**DIRECTIONS FOR THIS TASK**:
Output the full listing below exactly, without the pictures.

....................

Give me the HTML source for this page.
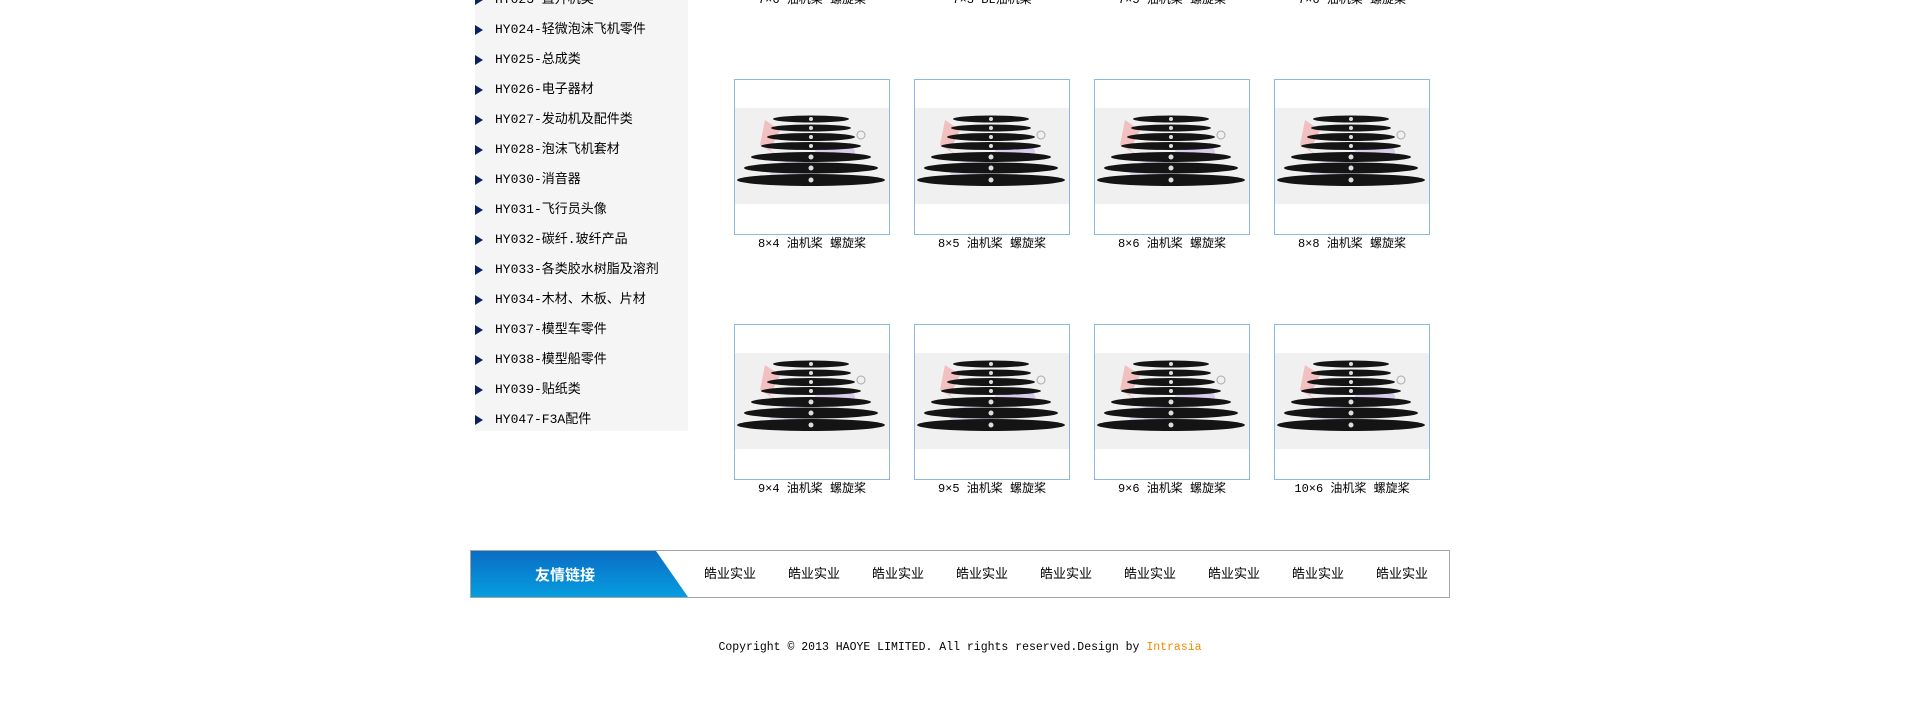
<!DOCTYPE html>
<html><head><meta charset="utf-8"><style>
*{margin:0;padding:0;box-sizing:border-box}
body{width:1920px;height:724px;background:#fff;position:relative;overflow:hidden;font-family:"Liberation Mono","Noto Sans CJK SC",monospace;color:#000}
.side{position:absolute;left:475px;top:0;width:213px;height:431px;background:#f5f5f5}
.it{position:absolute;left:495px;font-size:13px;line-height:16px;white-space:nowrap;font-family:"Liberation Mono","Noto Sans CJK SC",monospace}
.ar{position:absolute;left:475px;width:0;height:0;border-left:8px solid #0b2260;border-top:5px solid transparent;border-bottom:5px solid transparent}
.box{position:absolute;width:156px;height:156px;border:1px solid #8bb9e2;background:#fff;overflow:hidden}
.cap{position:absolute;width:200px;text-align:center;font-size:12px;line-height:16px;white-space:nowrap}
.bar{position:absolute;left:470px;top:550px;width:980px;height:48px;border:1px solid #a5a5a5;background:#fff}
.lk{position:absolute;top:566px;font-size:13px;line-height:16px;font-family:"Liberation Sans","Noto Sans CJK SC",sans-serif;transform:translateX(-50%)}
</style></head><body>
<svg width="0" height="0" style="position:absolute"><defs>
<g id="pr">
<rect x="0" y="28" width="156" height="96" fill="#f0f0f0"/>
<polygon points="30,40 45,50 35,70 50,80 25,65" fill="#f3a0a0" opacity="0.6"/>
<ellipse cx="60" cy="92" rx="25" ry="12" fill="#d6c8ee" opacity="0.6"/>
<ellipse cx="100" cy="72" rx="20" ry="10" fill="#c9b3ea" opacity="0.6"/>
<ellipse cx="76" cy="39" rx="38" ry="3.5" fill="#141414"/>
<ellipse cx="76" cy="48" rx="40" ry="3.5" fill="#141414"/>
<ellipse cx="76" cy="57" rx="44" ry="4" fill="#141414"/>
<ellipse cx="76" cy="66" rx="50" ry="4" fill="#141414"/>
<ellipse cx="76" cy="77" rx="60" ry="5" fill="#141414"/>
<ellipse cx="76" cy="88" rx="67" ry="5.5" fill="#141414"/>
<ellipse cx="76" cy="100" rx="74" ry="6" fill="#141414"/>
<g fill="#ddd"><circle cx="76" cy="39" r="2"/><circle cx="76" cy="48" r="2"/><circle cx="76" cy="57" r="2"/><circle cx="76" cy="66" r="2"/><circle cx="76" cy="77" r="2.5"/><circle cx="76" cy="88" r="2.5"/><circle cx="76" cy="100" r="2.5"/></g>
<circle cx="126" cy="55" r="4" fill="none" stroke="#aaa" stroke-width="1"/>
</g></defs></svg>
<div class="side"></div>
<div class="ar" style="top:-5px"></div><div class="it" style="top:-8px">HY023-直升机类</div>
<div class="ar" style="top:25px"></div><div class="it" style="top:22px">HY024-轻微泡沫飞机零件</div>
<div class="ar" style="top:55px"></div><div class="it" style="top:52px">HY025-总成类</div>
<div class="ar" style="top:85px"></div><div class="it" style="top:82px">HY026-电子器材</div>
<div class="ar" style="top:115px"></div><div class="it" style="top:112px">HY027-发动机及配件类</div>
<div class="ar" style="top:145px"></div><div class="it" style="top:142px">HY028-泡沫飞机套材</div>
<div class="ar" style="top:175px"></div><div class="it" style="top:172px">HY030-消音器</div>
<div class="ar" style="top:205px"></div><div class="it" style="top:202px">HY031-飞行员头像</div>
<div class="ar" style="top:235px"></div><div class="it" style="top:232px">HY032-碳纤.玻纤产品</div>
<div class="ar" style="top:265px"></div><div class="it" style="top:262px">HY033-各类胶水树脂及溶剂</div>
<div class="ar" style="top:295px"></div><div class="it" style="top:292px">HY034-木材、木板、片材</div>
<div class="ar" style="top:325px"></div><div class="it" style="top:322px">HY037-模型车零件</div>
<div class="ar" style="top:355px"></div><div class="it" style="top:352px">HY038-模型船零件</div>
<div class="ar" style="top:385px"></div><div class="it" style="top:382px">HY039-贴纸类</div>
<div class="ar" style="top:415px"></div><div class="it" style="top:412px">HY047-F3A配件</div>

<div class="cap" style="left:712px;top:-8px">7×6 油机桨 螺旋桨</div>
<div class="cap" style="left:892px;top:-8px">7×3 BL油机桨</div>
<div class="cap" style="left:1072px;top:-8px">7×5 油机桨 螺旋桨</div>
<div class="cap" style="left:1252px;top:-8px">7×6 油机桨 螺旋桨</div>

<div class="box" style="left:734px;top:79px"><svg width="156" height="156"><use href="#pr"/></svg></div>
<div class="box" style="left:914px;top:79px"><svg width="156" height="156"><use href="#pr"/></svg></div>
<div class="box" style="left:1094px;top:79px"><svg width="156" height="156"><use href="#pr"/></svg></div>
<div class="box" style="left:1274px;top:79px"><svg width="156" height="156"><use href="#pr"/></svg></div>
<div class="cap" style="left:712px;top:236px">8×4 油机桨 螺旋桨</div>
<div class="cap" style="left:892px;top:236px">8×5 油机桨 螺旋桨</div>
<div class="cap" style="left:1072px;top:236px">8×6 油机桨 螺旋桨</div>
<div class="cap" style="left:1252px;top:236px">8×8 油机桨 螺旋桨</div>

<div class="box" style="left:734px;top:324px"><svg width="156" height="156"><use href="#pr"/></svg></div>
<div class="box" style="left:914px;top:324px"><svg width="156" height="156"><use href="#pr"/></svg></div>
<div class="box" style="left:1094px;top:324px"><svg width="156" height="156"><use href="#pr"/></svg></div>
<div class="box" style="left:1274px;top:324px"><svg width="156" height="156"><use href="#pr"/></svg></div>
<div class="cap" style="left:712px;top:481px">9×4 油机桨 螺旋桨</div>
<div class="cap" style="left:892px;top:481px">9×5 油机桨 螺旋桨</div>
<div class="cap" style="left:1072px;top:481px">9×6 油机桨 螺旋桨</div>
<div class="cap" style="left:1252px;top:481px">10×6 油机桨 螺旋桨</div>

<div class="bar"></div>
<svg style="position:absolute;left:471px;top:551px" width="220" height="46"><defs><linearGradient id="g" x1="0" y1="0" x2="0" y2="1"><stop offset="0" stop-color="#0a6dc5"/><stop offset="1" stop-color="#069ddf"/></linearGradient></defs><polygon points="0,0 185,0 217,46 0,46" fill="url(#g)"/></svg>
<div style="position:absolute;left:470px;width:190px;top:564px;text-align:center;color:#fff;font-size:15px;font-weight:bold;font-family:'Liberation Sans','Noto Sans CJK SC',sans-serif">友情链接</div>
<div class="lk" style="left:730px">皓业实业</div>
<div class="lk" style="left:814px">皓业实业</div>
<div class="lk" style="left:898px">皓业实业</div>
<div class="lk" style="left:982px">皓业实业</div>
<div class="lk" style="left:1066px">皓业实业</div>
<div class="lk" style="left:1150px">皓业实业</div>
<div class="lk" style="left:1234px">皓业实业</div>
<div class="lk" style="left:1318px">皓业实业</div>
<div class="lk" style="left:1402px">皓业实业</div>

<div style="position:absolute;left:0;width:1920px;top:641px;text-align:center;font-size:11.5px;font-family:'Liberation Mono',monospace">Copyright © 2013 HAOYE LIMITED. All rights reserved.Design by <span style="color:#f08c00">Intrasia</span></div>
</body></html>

....................

**REPLY**:
Give me the HTML source for this page.
<!DOCTYPE html>
<html><head><meta charset="utf-8"><style>
*{margin:0;padding:0;box-sizing:border-box}
body{width:1920px;height:724px;background:#fff;position:relative;overflow:hidden;font-family:"Liberation Mono","Noto Sans CJK SC",monospace;color:#000}
.side{position:absolute;left:475px;top:0;width:213px;height:431px;background:#f5f5f5}
.it{position:absolute;left:495px;font-size:13px;line-height:16px;white-space:nowrap;font-family:"Liberation Mono","Noto Sans CJK SC",monospace}
.ar{position:absolute;left:475px;width:0;height:0;border-left:8px solid #0b2260;border-top:5px solid transparent;border-bottom:5px solid transparent}
.box{position:absolute;width:156px;height:156px;border:1px solid #8bb9e2;background:#fff;overflow:hidden}
.cap{position:absolute;width:200px;text-align:center;font-size:12px;line-height:16px;white-space:nowrap}
.bar{position:absolute;left:470px;top:550px;width:980px;height:48px;border:1px solid #a5a5a5;background:#fff}
.lk{position:absolute;top:566px;font-size:13px;line-height:16px;font-family:"Liberation Sans","Noto Sans CJK SC",sans-serif;transform:translateX(-50%)}
</style></head><body>
<svg width="0" height="0" style="position:absolute"><defs>
<g id="pr">
<rect x="0" y="28" width="156" height="96" fill="#f0f0f0"/>
<polygon points="30,40 45,50 35,70 50,80 25,65" fill="#f3a0a0" opacity="0.6"/>
<ellipse cx="60" cy="92" rx="25" ry="12" fill="#d6c8ee" opacity="0.6"/>
<ellipse cx="100" cy="72" rx="20" ry="10" fill="#c9b3ea" opacity="0.6"/>
<ellipse cx="76" cy="39" rx="38" ry="3.5" fill="#141414"/>
<ellipse cx="76" cy="48" rx="40" ry="3.5" fill="#141414"/>
<ellipse cx="76" cy="57" rx="44" ry="4" fill="#141414"/>
<ellipse cx="76" cy="66" rx="50" ry="4" fill="#141414"/>
<ellipse cx="76" cy="77" rx="60" ry="5" fill="#141414"/>
<ellipse cx="76" cy="88" rx="67" ry="5.5" fill="#141414"/>
<ellipse cx="76" cy="100" rx="74" ry="6" fill="#141414"/>
<g fill="#ddd"><circle cx="76" cy="39" r="2"/><circle cx="76" cy="48" r="2"/><circle cx="76" cy="57" r="2"/><circle cx="76" cy="66" r="2"/><circle cx="76" cy="77" r="2.5"/><circle cx="76" cy="88" r="2.5"/><circle cx="76" cy="100" r="2.5"/></g>
<circle cx="126" cy="55" r="4" fill="none" stroke="#aaa" stroke-width="1"/>
</g></defs></svg>
<div class="side"></div>
<div class="ar" style="top:-5px"></div><div class="it" style="top:-8px">HY023-直升机类</div>
<div class="ar" style="top:25px"></div><div class="it" style="top:22px">HY024-轻微泡沫飞机零件</div>
<div class="ar" style="top:55px"></div><div class="it" style="top:52px">HY025-总成类</div>
<div class="ar" style="top:85px"></div><div class="it" style="top:82px">HY026-电子器材</div>
<div class="ar" style="top:115px"></div><div class="it" style="top:112px">HY027-发动机及配件类</div>
<div class="ar" style="top:145px"></div><div class="it" style="top:142px">HY028-泡沫飞机套材</div>
<div class="ar" style="top:175px"></div><div class="it" style="top:172px">HY030-消音器</div>
<div class="ar" style="top:205px"></div><div class="it" style="top:202px">HY031-飞行员头像</div>
<div class="ar" style="top:235px"></div><div class="it" style="top:232px">HY032-碳纤.玻纤产品</div>
<div class="ar" style="top:265px"></div><div class="it" style="top:262px">HY033-各类胶水树脂及溶剂</div>
<div class="ar" style="top:295px"></div><div class="it" style="top:292px">HY034-木材、木板、片材</div>
<div class="ar" style="top:325px"></div><div class="it" style="top:322px">HY037-模型车零件</div>
<div class="ar" style="top:355px"></div><div class="it" style="top:352px">HY038-模型船零件</div>
<div class="ar" style="top:385px"></div><div class="it" style="top:382px">HY039-贴纸类</div>
<div class="ar" style="top:415px"></div><div class="it" style="top:412px">HY047-F3A配件</div>

<div class="cap" style="left:712px;top:-8px">7×6 油机桨 螺旋桨</div>
<div class="cap" style="left:892px;top:-8px">7×3 BL油机桨</div>
<div class="cap" style="left:1072px;top:-8px">7×5 油机桨 螺旋桨</div>
<div class="cap" style="left:1252px;top:-8px">7×6 油机桨 螺旋桨</div>

<div class="box" style="left:734px;top:79px"><svg width="156" height="156"><use href="#pr"/></svg></div>
<div class="box" style="left:914px;top:79px"><svg width="156" height="156"><use href="#pr"/></svg></div>
<div class="box" style="left:1094px;top:79px"><svg width="156" height="156"><use href="#pr"/></svg></div>
<div class="box" style="left:1274px;top:79px"><svg width="156" height="156"><use href="#pr"/></svg></div>
<div class="cap" style="left:712px;top:236px">8×4 油机桨 螺旋桨</div>
<div class="cap" style="left:892px;top:236px">8×5 油机桨 螺旋桨</div>
<div class="cap" style="left:1072px;top:236px">8×6 油机桨 螺旋桨</div>
<div class="cap" style="left:1252px;top:236px">8×8 油机桨 螺旋桨</div>

<div class="box" style="left:734px;top:324px"><svg width="156" height="156"><use href="#pr"/></svg></div>
<div class="box" style="left:914px;top:324px"><svg width="156" height="156"><use href="#pr"/></svg></div>
<div class="box" style="left:1094px;top:324px"><svg width="156" height="156"><use href="#pr"/></svg></div>
<div class="box" style="left:1274px;top:324px"><svg width="156" height="156"><use href="#pr"/></svg></div>
<div class="cap" style="left:712px;top:481px">9×4 油机桨 螺旋桨</div>
<div class="cap" style="left:892px;top:481px">9×5 油机桨 螺旋桨</div>
<div class="cap" style="left:1072px;top:481px">9×6 油机桨 螺旋桨</div>
<div class="cap" style="left:1252px;top:481px">10×6 油机桨 螺旋桨</div>

<div class="bar"></div>
<svg style="position:absolute;left:471px;top:551px" width="220" height="46"><defs><linearGradient id="g" x1="0" y1="0" x2="0" y2="1"><stop offset="0" stop-color="#0a6dc5"/><stop offset="1" stop-color="#069ddf"/></linearGradient></defs><polygon points="0,0 185,0 217,46 0,46" fill="url(#g)"/></svg>
<div style="position:absolute;left:470px;width:190px;top:564px;text-align:center;color:#fff;font-size:15px;font-weight:bold;font-family:'Liberation Sans','Noto Sans CJK SC',sans-serif">友情链接</div>
<div class="lk" style="left:730px">皓业实业</div>
<div class="lk" style="left:814px">皓业实业</div>
<div class="lk" style="left:898px">皓业实业</div>
<div class="lk" style="left:982px">皓业实业</div>
<div class="lk" style="left:1066px">皓业实业</div>
<div class="lk" style="left:1150px">皓业实业</div>
<div class="lk" style="left:1234px">皓业实业</div>
<div class="lk" style="left:1318px">皓业实业</div>
<div class="lk" style="left:1402px">皓业实业</div>

<div style="position:absolute;left:0;width:1920px;top:641px;text-align:center;font-size:11.5px;font-family:'Liberation Mono',monospace">Copyright © 2013 HAOYE LIMITED. All rights reserved.Design by <span style="color:#f08c00">Intrasia</span></div>
</body></html>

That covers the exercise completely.